The situation is such that if it wasn't for Czech TV acting as a major co-producer, the film business here may have gone belly up long ago; at the same time the public broadcaster Czech TV is not required by law to support the Czech film industry. Meanwhile, the only minuscule public source available the Fund for the Support of Cinematography can only offer so little it would almost be better off if it were a charity, says Fund representative Josef Eismann.

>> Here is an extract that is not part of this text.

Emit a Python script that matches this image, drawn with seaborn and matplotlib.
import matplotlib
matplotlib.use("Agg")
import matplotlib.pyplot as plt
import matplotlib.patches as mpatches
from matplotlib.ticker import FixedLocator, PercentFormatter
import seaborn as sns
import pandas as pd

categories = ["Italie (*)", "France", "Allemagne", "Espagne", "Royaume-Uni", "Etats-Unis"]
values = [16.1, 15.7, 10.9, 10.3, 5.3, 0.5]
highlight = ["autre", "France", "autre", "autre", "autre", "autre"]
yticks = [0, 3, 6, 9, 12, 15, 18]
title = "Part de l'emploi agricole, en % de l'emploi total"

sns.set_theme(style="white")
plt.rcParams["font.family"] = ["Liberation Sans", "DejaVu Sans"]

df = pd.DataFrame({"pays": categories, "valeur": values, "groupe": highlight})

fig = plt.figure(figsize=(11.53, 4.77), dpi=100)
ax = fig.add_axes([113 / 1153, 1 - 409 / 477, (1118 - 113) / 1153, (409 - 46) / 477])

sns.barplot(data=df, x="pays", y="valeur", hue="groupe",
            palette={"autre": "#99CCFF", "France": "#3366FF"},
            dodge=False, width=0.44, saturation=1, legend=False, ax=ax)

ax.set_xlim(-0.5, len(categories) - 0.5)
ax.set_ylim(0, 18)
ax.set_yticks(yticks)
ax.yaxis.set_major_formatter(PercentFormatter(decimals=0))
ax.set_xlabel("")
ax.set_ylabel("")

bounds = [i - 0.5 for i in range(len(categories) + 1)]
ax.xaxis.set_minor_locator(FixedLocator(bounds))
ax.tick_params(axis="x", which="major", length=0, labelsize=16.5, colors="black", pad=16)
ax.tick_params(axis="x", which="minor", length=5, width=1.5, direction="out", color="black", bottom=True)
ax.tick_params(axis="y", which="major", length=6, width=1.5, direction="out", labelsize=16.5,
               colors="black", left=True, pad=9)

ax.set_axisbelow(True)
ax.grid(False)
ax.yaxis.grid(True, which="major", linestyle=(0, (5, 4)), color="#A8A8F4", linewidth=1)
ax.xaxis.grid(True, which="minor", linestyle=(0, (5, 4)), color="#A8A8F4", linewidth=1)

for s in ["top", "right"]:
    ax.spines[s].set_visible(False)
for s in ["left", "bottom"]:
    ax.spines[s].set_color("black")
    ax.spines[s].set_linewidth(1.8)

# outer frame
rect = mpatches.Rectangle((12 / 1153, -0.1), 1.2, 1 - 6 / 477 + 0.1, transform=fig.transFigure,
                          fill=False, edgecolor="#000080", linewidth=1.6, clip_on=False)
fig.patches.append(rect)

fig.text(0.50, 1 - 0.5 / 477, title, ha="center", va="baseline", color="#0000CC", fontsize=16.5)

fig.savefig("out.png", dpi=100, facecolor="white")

Currently the fund receives money by law from two direct sources - on the one hand a single Czech crown is taken from every movie theatre ticket sold: that's a little over three American cents. Second, profits made from selling the screening rights of some 950 Czech films made between 1965 - 1990, every time they appear on TV. That amounts to a yearly budget of some 90 million crowns, not very much when one considers that a single Czech film costs an average of 20 million. A new law governing the Fund is being prepared which could improve the situation considerably were it to pass in parliament. Fund representative Josef Eismann:
"At the moment a new law governing the Fund for the Support of Cinematography is being by prepared by the Culture Ministry and there are indications that the proposal should include raising the contribution from the cost of cinema tickets, as well as including a mandatory contribution from TV that would the Fund's account. We could then operate with 3 or 4 times as much as we do now. As much as 400 million crowns. Under such circumstances state support wouldn't be necessary. "
Josef Eismann says he expects the bill shall be debated in parliament during 2003 -but no one knows what final form it will take. In the meantime, Czech filmmakers won't hold their breath - they're going to continue working as they always have, within their means, within limits, and if they're lucky and talented enough, still produce good results. A case in point is Bohdan Slama's Wild Bees, this year's Czech Film and Television Academy's choice to grab an Oscar nomination; the film has already won 1st prize in Rotterdam and received the Skyy Prize at the San Francisco International Festival. But it was far from easy to make:
"A lot of friends is working with me, like actors, you know, and for me, and for me it would be much better if we had money to pay them first! With 'Wild Bees' we made the system that they were working nearly, nearly without money, and they got some percentage of money which we got back from distributors and so on. So this is the system - this is the only system how we were able to make it."If making films here is difficult there is one advantage: great artistic freedom. And in Wild Bees Bohdan Slama has made a beautiful picture on a very small budget that follows in the tradition from the 1960s of daring independent Czech films that were unabashed about their topics and unafraid to look with a peering eye at the world, at the same time telling stories that were funny, simple, moving on a human scale, bringing us closer to the ordinary lives of everyday characters than ever before.
Set in a small north Moravian town shows us the daily lives of young people with almost documentary-like honesty, slowly uncovering their secret loves and dreams, and the film has many poetic moments were it hits just the right balance of bittersweet tenderness and the epiphany of small but absolutely vital personal discover.
Overall, Wild Bees is a small gem, and if you get a chance to see it, do so. It is even more remarkable when one considers the cost and toil of finding finances on the Czech scene to get good projects made.